Earlier this week, the San Francisco County Transportation Authority Commission voted to delay nearly $7 million slated towards design and construction of the Caltrain downtown connection (DTX) to the Transbay Transit Center, citing concerns, among other things, over the leaning of the 58-story Millennium Tower.
The woes of the Millennium Tower are unrelated. There is no physical condition that should prevent the DTX from being completed by 2025 as planned. But San Francisco will jump at any excuse to delay it.
In 1999, the people of San Francisco voted by 69.3 percent to make the extension of Caltrain a top municipal priority. The value of DTX to San Francisco and the region was already well understood. Today most groups and individuals in San Francisco, on the Peninsula and elsewhere in the region recognize the traffic-reducing power of a first-rate passenger rail service extending between Silicon Valley and downtown San Francisco.
Yet San Francisco's elected politicians and the Metropolitan Transportation Commission (MTC) keep sidetracking the DTX. This lack of support for a critically important regional rail project began long before the Millennium Tower began to sink. In 2003, Prop K allocated $270 million in sales taxes to the DTX project. Yet some of those funds are still being held back by San Francisco leadership. Prop A, a $500 million sales tax measure passed in 2014, included no funds for DTX. And Prop J, which will be on the November 8 ballot, also includes no funds for DTX.
According to the Transbay Joint Powers Authority staff, San Francisco's total contribution to the DTX currently stands at two percent, compared to the 34 percent in local funds going to the Third Street/Central Subway project.
Across the country rail projects are receiving between 40 and 80 percent of their funding from the federal New Starts Program. When asked why the DTX was slated to receive only 25 percent of its funding from New Starts, a federal source said "we respond to MTC's requests."
It seems the proposed Mission Bay basketball arena is held in higher esteem than a major rail improvement with the potential to significantly ease San Francisco gridlock. The Mayor's Mission Bay fantasy planners have all-but derailed the downtown extension of Caltrain. Here's a quick rundown of current Mission Bay planning. The planners want to:
- Tear down the northern part of the I-280 freeway. What happens to eight lanes of existing freeway traffic? No one says.
- Put everything in a subway so Mission Bay can enjoy a "full build out" without the bother of tracks and trains. Fine, if the extra billions needed to pay for the additional subways can be found.
- Relocate the strategically placed northern train storage and yards to some distant undisclosed location. That is neither practical nor necessary. It is strongly opposed by both the Caltrain Joint Powers Board and the California High Speed Rail Authority.

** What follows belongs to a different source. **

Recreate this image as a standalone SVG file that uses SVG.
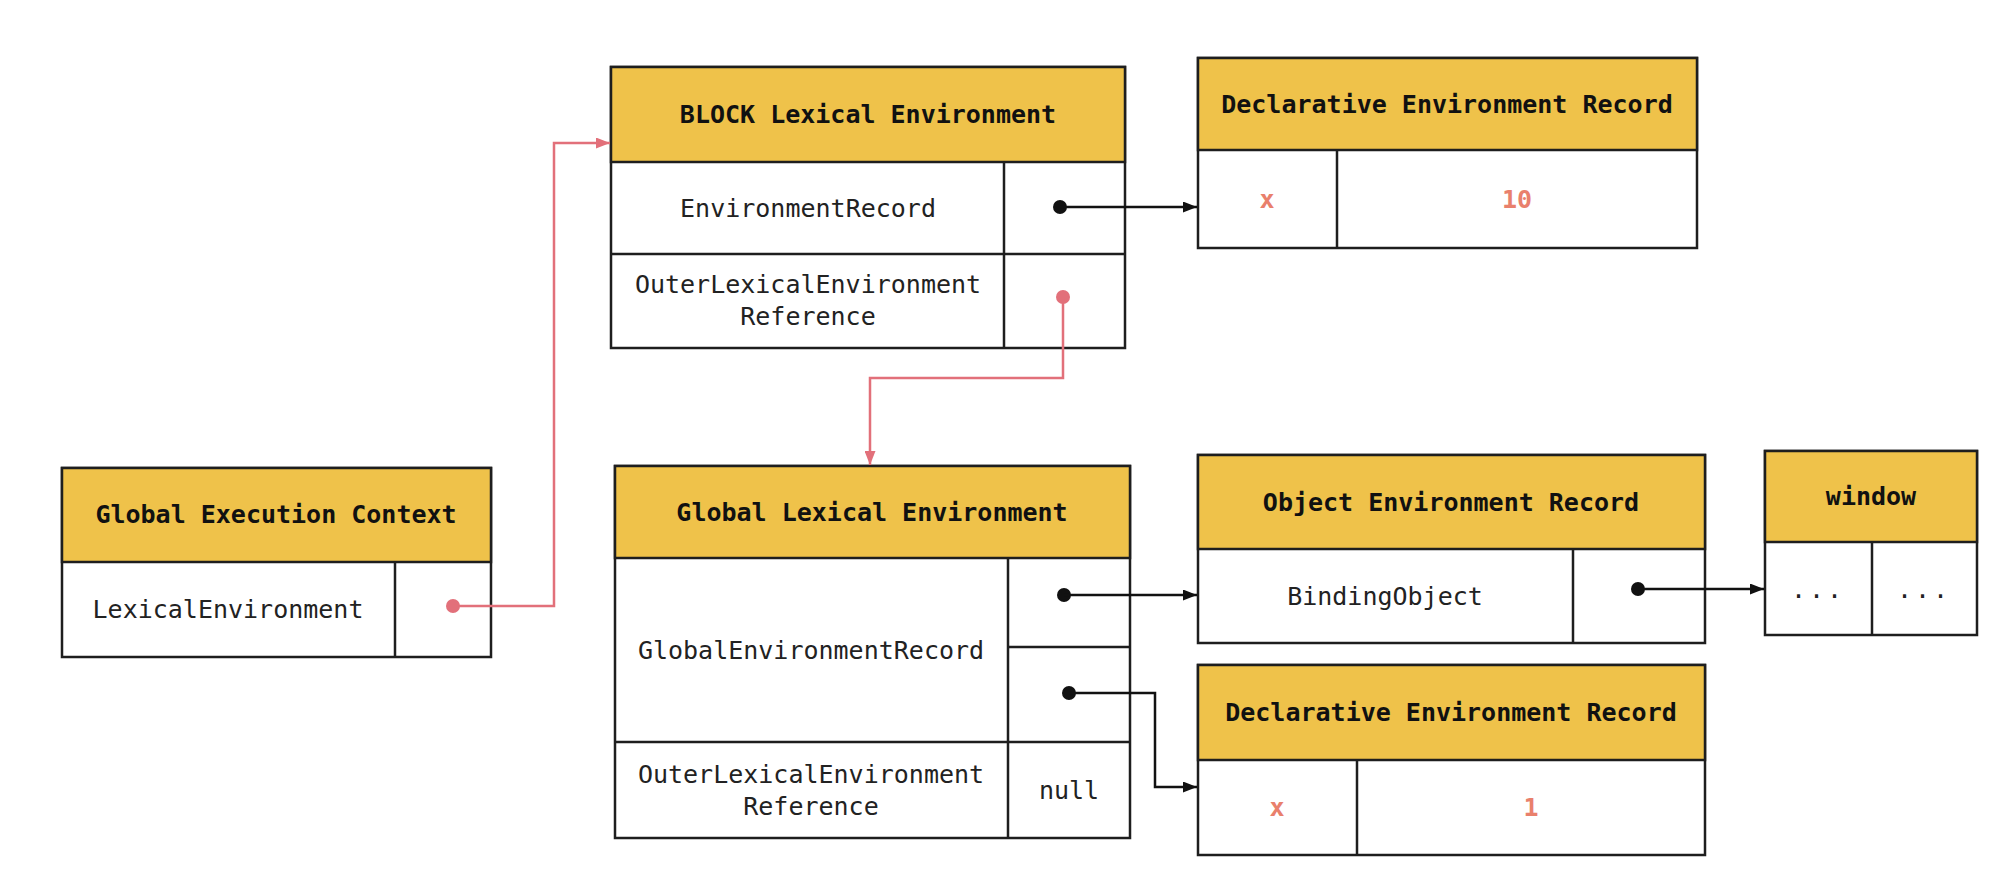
<svg xmlns="http://www.w3.org/2000/svg" width="1995" height="879" viewBox="0 0 1995 879">
<style>
.box{fill:#ffffff;stroke:#1e1e1e;stroke-width:2.5}
.hdr{fill:#EFC24A;stroke:#1e1e1e;stroke-width:2.5}
.div{stroke:#1e1e1e;stroke-width:2.5;fill:none}
.t{font-family:"DejaVu Sans Mono","Liberation Mono",monospace;font-size:25px;fill:#222;text-anchor:middle}
.h{font-weight:bold;fill:#111}
.v{fill:#E9806C;font-weight:bold}
.pk{stroke:#E2707A;stroke-width:2.5;fill:none}
.bk{stroke:#111;stroke-width:2.5;fill:none}
</style>
<defs>
<marker id="ap" viewBox="0 0 14 11" refX="14" refY="5.5" markerWidth="14" markerHeight="11" markerUnits="userSpaceOnUse" orient="auto"><path d="M0,0 L14,5.5 L0,11 Z" fill="#E2707A"/></marker>
<marker id="ab" viewBox="0 0 14 11" refX="14" refY="5.5" markerWidth="14" markerHeight="11" markerUnits="userSpaceOnUse" orient="auto"><path d="M0,0 L14,5.5 L0,11 Z" fill="#111"/></marker>
</defs>
<rect width="1995" height="879" fill="#ffffff"/>

<g id="global-execution-context">
<rect class="box" x="62" y="468" width="429" height="189"/>
<rect class="hdr" x="62" y="468" width="429" height="94"/>
<line class="div" x1="395" y1="562" x2="395" y2="657"/>
<text class="t h" x="276" y="523">Global Execution Context</text>
<text class="t" x="228" y="618">LexicalEnvironment</text>
</g>

<g id="block-lexical-environment">
<rect class="box" x="611" y="67" width="514" height="281"/>
<rect class="hdr" x="611" y="67" width="514" height="95"/>
<line class="div" x1="611" y1="254" x2="1125" y2="254"/>
<line class="div" x1="1004" y1="162" x2="1004" y2="348"/>
<text class="t h" x="868" y="123">BLOCK Lexical Environment</text>
<text class="t" x="808" y="217">EnvironmentRecord</text>
<text class="t" x="808" y="293">OuterLexicalEnvironment</text>
<text class="t" x="808" y="325">Reference</text>
</g>

<g id="declarative-record-block">
<rect class="box" x="1198" y="58" width="499" height="190"/>
<rect class="hdr" x="1198" y="58" width="499" height="92"/>
<line class="div" x1="1337" y1="150" x2="1337" y2="248"/>
<text class="t h" x="1447" y="113">Declarative Environment Record</text>
<text class="t v" x="1267" y="208">x</text>
<text class="t v" x="1517" y="208">10</text>
</g>

<g id="global-lexical-environment">
<rect class="box" x="615" y="466" width="515" height="372"/>
<rect class="hdr" x="615" y="466" width="515" height="92"/>
<line class="div" x1="1008" y1="558" x2="1008" y2="838"/>
<line class="div" x1="1008" y1="647" x2="1130" y2="647"/>
<line class="div" x1="615" y1="742" x2="1130" y2="742"/>
<text class="t h" x="872" y="521">Global Lexical Environment</text>
<text class="t" x="811" y="659">GlobalEnvironmentRecord</text>
<text class="t" x="811" y="783">OuterLexicalEnvironment</text>
<text class="t" x="811" y="815">Reference</text>
<text class="t" x="1069" y="799">null</text>
</g>

<g id="object-environment-record">
<rect class="box" x="1198" y="455" width="507" height="188"/>
<rect class="hdr" x="1198" y="455" width="507" height="94"/>
<line class="div" x1="1573" y1="549" x2="1573" y2="643"/>
<text class="t h" x="1451" y="511">Object Environment Record</text>
<text class="t" x="1385" y="605">BindingObject</text>
</g>

<g id="declarative-record-global">
<rect class="box" x="1198" y="665" width="507" height="190"/>
<rect class="hdr" x="1198" y="665" width="507" height="95"/>
<line class="div" x1="1357" y1="760" x2="1357" y2="855"/>
<text class="t h" x="1451" y="721">Declarative Environment Record</text>
<text class="t v" x="1277" y="816">x</text>
<text class="t v" x="1531" y="816">1</text>
</g>

<g id="window">
<rect class="box" x="1765" y="451" width="212" height="184"/>
<rect class="hdr" x="1765" y="451" width="212" height="91"/>
<line class="div" x1="1872" y1="542" x2="1872" y2="635"/>
<text class="t h" x="1871" y="505">window</text>
<text class="t" x="1818" y="598" letter-spacing="3">...</text>
<text class="t" x="1924" y="598" letter-spacing="3">...</text>
</g>

<g id="connectors">
<circle cx="453" cy="606" r="7" fill="#E2707A"/>
<polyline class="pk" points="453,606 554,606 554,143 610,143" marker-end="url(#ap)"/>
<circle cx="1060" cy="207" r="7" fill="#111"/>
<polyline class="bk" points="1060,207 1197,207" marker-end="url(#ab)"/>
<circle cx="1063" cy="297" r="7" fill="#E2707A"/>
<polyline class="pk" points="1063,297 1063,378 870,378 870,465" marker-end="url(#ap)"/>
<circle cx="1064" cy="595" r="7" fill="#111"/>
<polyline class="bk" points="1064,595 1197,595" marker-end="url(#ab)"/>
<circle cx="1069" cy="693" r="7" fill="#111"/>
<polyline class="bk" points="1069,693 1155,693 1155,787 1197,787" marker-end="url(#ab)"/>
<circle cx="1638" cy="589" r="7" fill="#111"/>
<polyline class="bk" points="1638,589 1764,589" marker-end="url(#ab)"/>
</g>
</svg>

- Shift the tracks and the 4th and King Station to Third Street, where both subway and station would be placed 10 stories underground. Because of the high cost and extraordinary risk of constructing a deep station in very weak material, this is likely a non-starter.
It is not wrong to examine alternative ways of developing Mission Bay. But it is wrong for the Mayor's people to impede the long-awaited DTX project in the process.
Instead of using the Millennium Tower as yet another excuse to gum up the DTX project, those responsible should be attending to the real problem: the Millennium Tower is sinking and tilting! What happens if there's a major earthquake and the weak soils below and surrounding the building's pile foundations floating in the mud liquefy? Human safety is at stake here and deserves the highest priority.
But the downtown connection for Caltrain is a separate issue.
Gerald Cauthen is co-founder of the Bay Area Transportation Working Group and SaveMuni. He has managed the design and construction of Muni, San Francisco Water Department and Hetch Hetchy infrastructure projects.